During the confirmation hearings for President Donald Trump’s designee as U.S. Attorney General, Alabama Senator Jeff Sessions, Senator Patrick Leahy (D-Vt) went after his colleague on his vote not to reauthorize the Violence Against Women Act.
Idaho’s member of the Judiciary Committee, Senator Mike Crapo, is a strong proponent of the Act, and was solidly for reauthorization. Issues are rarely black and white choices, though Senator Leahy tried to portray Senator Sessions as indifferent to the plight of abused women.
Sessions strongly denied the charge. In doing so he alluded to an issue that calls for more understanding and awareness, especialy by non-Native Americans who reside on Tribal lands or are married to a Native spouse.
It turns out Senator Leahy had not offered a “clean” reauthorization bill. Instead, the Vermont senator attached a new provision which troubled the Attorney General designee. Sessions had constitutional reservations about a provision that allows a non-Indian charged with abusing a Native American within the boundaries of a reservation to be tried in a Tribal Court.
Sessions believes the Constitution guarantees individuals a trial in front of a jury of one’s peers. A non-Indian standing trial for assault in front of a jury of Natives does not meet that standard.
Senator Crapo, however, accepts the provision because elsewhere the bill makes it clear this provision is restricted just to non-native assaults against natives, primarily spouses. In addition there is language providing for pilot project funding which encourages tribe’s to align their legal codes with state and federal codes and to meet other criteria spelled out in the Tribal Law and Order Act of 2010, in particular the requirement that the jury pool in a tribal court be drawn from all those living on a reservation, not just enrolled tribal members.
Of the 566 federally recognized tribes across this nation only four have met the criteria laid out in the reauthorization of the Violence Against Women Act. Three of those four reside in the northwest—-the Tulalips in western Washington and the Warm Springs Tribe and the Umatilla Tribe in eastern Oregon.
The arbiter of whether tribes have established a truly independent judiciary is the Department of Justice. This is part and parcel of Congress’ ability to exercise its plenary powers, even over treaties with tribes. Understandably, tribes who believe their sovereignty is absolute, chafe at requirements that in effect say “prove your judiciary” is an equal and independent agent in your governmental structure.
Tyrel Stevenson, for nine years a member of the Coeur d’Alene Tribe’s legal staff and the newly designated director of government affairs for the Tribe, states flatly that the vast majority of tribal judiciary are “law trained” or “law qualified.” Whether judges in the tribal courts, prosecutors, defense counsel, bailiffs, or court reporters, they all received the proper training and the attorneys all admitted to the applicable bars.

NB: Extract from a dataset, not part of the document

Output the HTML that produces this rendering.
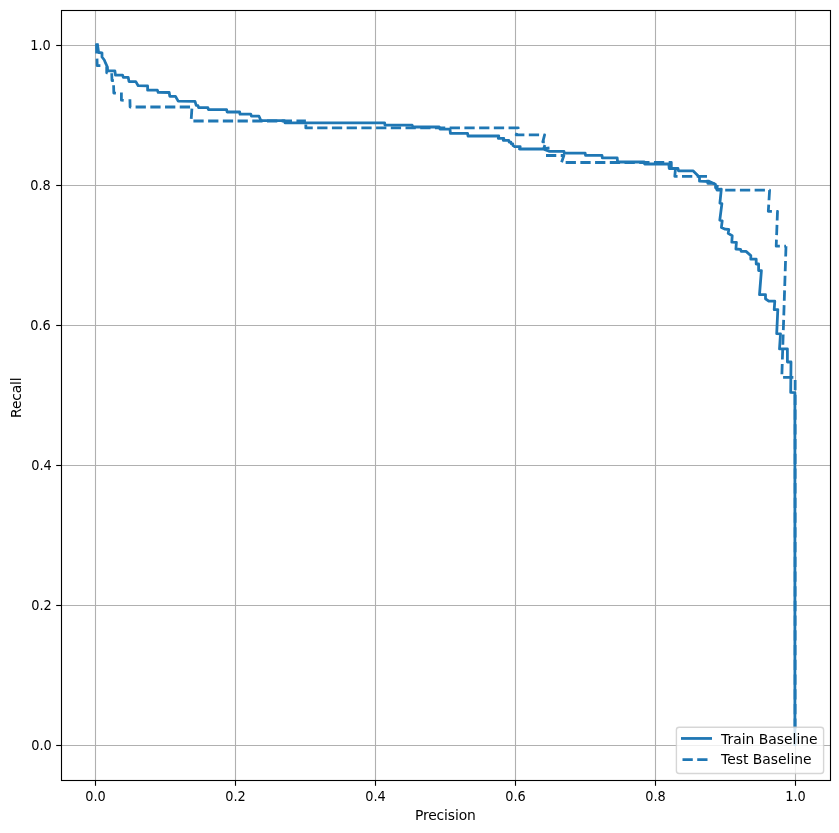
<!DOCTYPE html>
<html lang="en"><head><meta charset="utf-8"><title>Precision / Recall</title>
<style>html,body{margin:0;padding:0;background:#fff}svg{display:block;will-change:transform}text{font-family:"DejaVu Sans", "Liberation Sans", sans-serif;font-size:13.89px;fill:#000;filter:grayscale(1)}</style></head><body>
<svg width="839" height="833" viewBox="0 0 839 833" role="img" aria-label="Precision-Recall curves">
<rect width="839" height="833" fill="#fff"/>
<g stroke="#b0b0b0" stroke-width="1.11" fill="none">
<path d="M95.5,10.5 V780.5"/>
<path d="M61.5,745.5 H830.5"/>
<path d="M235.5,10.5 V780.5"/>
<path d="M61.5,605.5 H830.5"/>
<path d="M375.5,10.5 V780.5"/>
<path d="M61.5,465.5 H830.5"/>
<path d="M515.5,10.5 V780.5"/>
<path d="M61.5,325.5 H830.5"/>
<path d="M655.5,10.5 V780.5"/>
<path d="M61.5,185.5 H830.5"/>
<path d="M795.5,10.5 V780.5"/>
<path d="M61.5,45.5 H830.5"/>
</g>
<clipPath id="ax"><rect x="61.5" y="10.5" width="769.0" height="770.0"/></clipPath>
<g clip-path="url(#ax)" fill="none" stroke="#1f77b4" stroke-width="2.78" stroke-linejoin="round">
<path stroke-linecap="square" d="M97.5,44.8 L98.6,52.5 L102,52.8 L102,57 L104.3,60 L105.6,63.2 L107.4,67 L107.6,70.8 L114.9,70.8 L115.4,75 L122.6,75.1 L123.3,77.35 L128.2,77.35 L129,81.5 L135.8,81.6 L138.2,85.7 L147.6,85.9 L147.6,90.15 L157.4,90.2 L158.2,92.4 L169.2,92.5 L169.8,96.3 L175.5,96.4 L178.2,101.1 L195,101.4 L196.2,105.4 L198,105.6 L198.6,107.6 L207.9,107.6 L208.3,109.6 L226.6,109.6 L227.1,112 L239.7,112 L240,114.2 L250.8,114.2 L251.4,116.2 L259,116.2 L261,120.7 L284.4,120.7 L285,122.8 L384.6,122.8 L385,125.2 L412.2,125.2 L413,127 L439.2,127 L440,129.1 L450,129.2 L450.4,133.4 L467.6,133.4 L468,136 L498.8,136 L498.3,138.3 L503.8,138.3 L503.3,140.4 L508.8,140.4 L509.2,142.1 L510.9,142.2 L511.2,143.8 L512.8,144 L513.1,145.7 L514.6,146.7 L520.2,146.7 L519.5,149 L543,149 L549,151.3 L564,151.3 L564.2,153.2 L585.2,153.2 L585.5,155.4 L602,155.4 L602.3,157.8 L617.2,157.8 L617.6,162 L644.2,162 L644.6,164 L668.8,164 L669.2,168.5 L678,168.5 L678.4,170.8 L693,170.8 L699.5,177.2 L699.5,181.2 L709.4,181.5 L715.4,184.2 L715.6,187.8 L717.4,189.4 L721.3,189.1 L719.9,203.2 L721.9,203.6 L719.8,220.2 L722.2,220.8 L721.4,227.4 L725.2,229.2 L728.8,229.5 L728.2,233.4 L732.2,235.8 L731.8,242.2 L736.4,242.4 L735.9,249 L740.6,249.4 L741.2,251.4 L746,251.4 L750.8,255.6 L750.8,259.2 L756.2,259.2 L756.2,264 L758.6,264 L758.6,270.6 L761.4,270.6 L759.5,294.6 L765.5,294.6 L765.5,298.8 L768.8,301.2 L774.8,301.2 L774.2,309.6 L777.8,309.6 L776.7,333.6 L780.5,333.8 L779.5,348.8 L787.4,348.8 L787.4,362 L791,362 L790.7,392.4 L794.9,392.6 L794.9,744.6"/>
<path d="M96.5,43.4 L96.6,53.4"/>
<path d="M97,58.6 L97.2,65.6 L100.4,65.6"/>
<path d="M106.7,66.5 L106.7,72.8 L107.6,72.8"/>
<path d="M111.7,73.2 L112,80.5 L113.9,80.7"/>
<path d="M113.6,85.2 L113.8,93 L115.9,93.2"/>
<path d="M121.4,92.4 L121.4,100.2 L123.7,100.4"/>
<path d="M544.9,145 L543.7,148.6 L549.5,148"/>
<path stroke-dasharray="10.28 4.44" stroke-dashoffset="1.42" d="M129.9,99.2 L130.1,107 L191.9,107"/>
<path stroke-dasharray="10.28 4.44" stroke-dashoffset="13.11" d="M192,107 L191.1,121 L305.9,121"/>
<path stroke-dasharray="10.28 4.44" stroke-dashoffset="11.14" d="M305.9,121 L305.8,127.9 L518.2,127.9 L516.2,134.8 L544.6,134.8 L542.8,141.8 L544.8,141.8"/>
<path stroke-dasharray="10.28 4.44" stroke-dashoffset="0" d="M546,155.5 L563.9,155.5 L561.5,162.5 L671.3,162.5 L671.3,169.3"/>
<path stroke-dasharray="10.28 4.44" stroke-dashoffset="0.49" d="M675.4,169.3 L674.8,176.3 L708,176.3 L707.8,183.3 L717.4,183.3 L717,190.2 L721,190.2"/>
<path stroke-dasharray="10.28 4.44" stroke-dashoffset="10.52" d="M721,190.2 L769.6,190.2 L768.3,211.3 L777.5,211.3 L776.2,246.2 L786,246.2"/>
<path stroke-dasharray="10.28 4.44" stroke-dashoffset="14.64" d="M786,246.2 L781.8,377.4 L795.15,377.4 L795.1,745.8"/>
</g>
<g stroke="#000" stroke-width="1.11" fill="none">
<rect x="61.5" y="10.5" width="769.0" height="770.0"/>
<path d="M95.5,780.5 v5.3"/>
<path d="M61.5,745.5 h-5.3"/>
<path d="M235.5,780.5 v5.3"/>
<path d="M61.5,605.5 h-5.3"/>
<path d="M375.5,780.5 v5.3"/>
<path d="M61.5,465.5 h-5.3"/>
<path d="M515.5,780.5 v5.3"/>
<path d="M61.5,325.5 h-5.3"/>
<path d="M655.5,780.5 v5.3"/>
<path d="M61.5,185.5 h-5.3"/>
<path d="M795.5,780.5 v5.3"/>
<path d="M61.5,45.5 h-5.3"/>
</g>
<text transform="translate(95.45,800.8) scale(0.93,1)" text-anchor="middle">0.0</text>
<text transform="translate(51.75,749.9) scale(0.93,1)" text-anchor="end">0.0</text>
<text transform="translate(235.45,800.8) scale(0.93,1)" text-anchor="middle">0.2</text>
<text transform="translate(51.75,609.9) scale(0.93,1)" text-anchor="end">0.2</text>
<text transform="translate(375.45,800.8) scale(0.93,1)" text-anchor="middle">0.4</text>
<text transform="translate(51.75,469.9) scale(0.93,1)" text-anchor="end">0.4</text>
<text transform="translate(515.45,800.8) scale(0.93,1)" text-anchor="middle">0.6</text>
<text transform="translate(50.75,329.9) scale(0.93,1)" text-anchor="end">0.6</text>
<text transform="translate(655.45,800.8) scale(0.93,1)" text-anchor="middle">0.8</text>
<text transform="translate(50.75,189.9) scale(0.93,1)" text-anchor="end">0.8</text>
<text transform="translate(795.45,800.8) scale(0.93,1)" text-anchor="middle">1.0</text>
<text transform="translate(50.75,49.9) scale(0.93,1)" text-anchor="end">1.0</text>
<text x="445.3" y="819.8" text-anchor="middle" letter-spacing="-0.13">Precision</text>
<text transform="translate(20.9,397.7) rotate(-90)" text-anchor="middle" letter-spacing="-0.17">Recall</text>
<rect x="676.4" y="727.3" width="147.2" height="46.2" rx="2.8" ry="2.8" fill="#fff" fill-opacity="0.8" stroke="#ccc" stroke-opacity="0.8" stroke-width="1.39"/>
<path d="M682.4,738.45 H710.6" stroke="#1f77b4" stroke-width="2.78" stroke-linecap="square" fill="none"/>
<path d="M682.5,759.55 H710.4" stroke="#1f77b4" stroke-width="2.78" stroke-dasharray="10.28 4.44" fill="none"/>
<text x="721.1" y="743.6">Train Baseline</text>
<text x="721.1" y="763.6">Test Baseline</text>
</svg></body></html>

He quickly cites the legal precedents for current law applied to Native Americans in a way one wishes Senator Crapo could have done when queried about his stance.
Stevenson cites the seminal laws and their being upheld by the U.S. Supreme Court: the Winter’s Doctrine of 1902; the 1924 legislation finally conferring the right to vote on America’s first citizens; Suquamish vs. Oliphant, the case which clarified a tribe’s right to decide who is a member; the 1968 Indian Civil Rights Act which said tribes were not subject to the U.S. Constitution but that individual tribal members are; the Tribal Law and Order Act of 2010; and the Violence Against Women Act of 2013.
To date no non-Indian has gone before any Tribal Court in Idaho on a charge of domestic abuse, nor is it likely there will be such a case for some time. Thus, in a sense it is a moot point. Why in response to a series of questions regarding how expanding the jury pool on a reservation met the constitutional test of a trial by a jury of one’s peers, Senator Crapo could not provide a better explanation is a mystery only he can answer.
The time willl come when Senator Crapo will have to clarify his thinking on this issue of a right to a trial in front of one’s peers. He can duck my questions, but down the road he won’t be able to hide.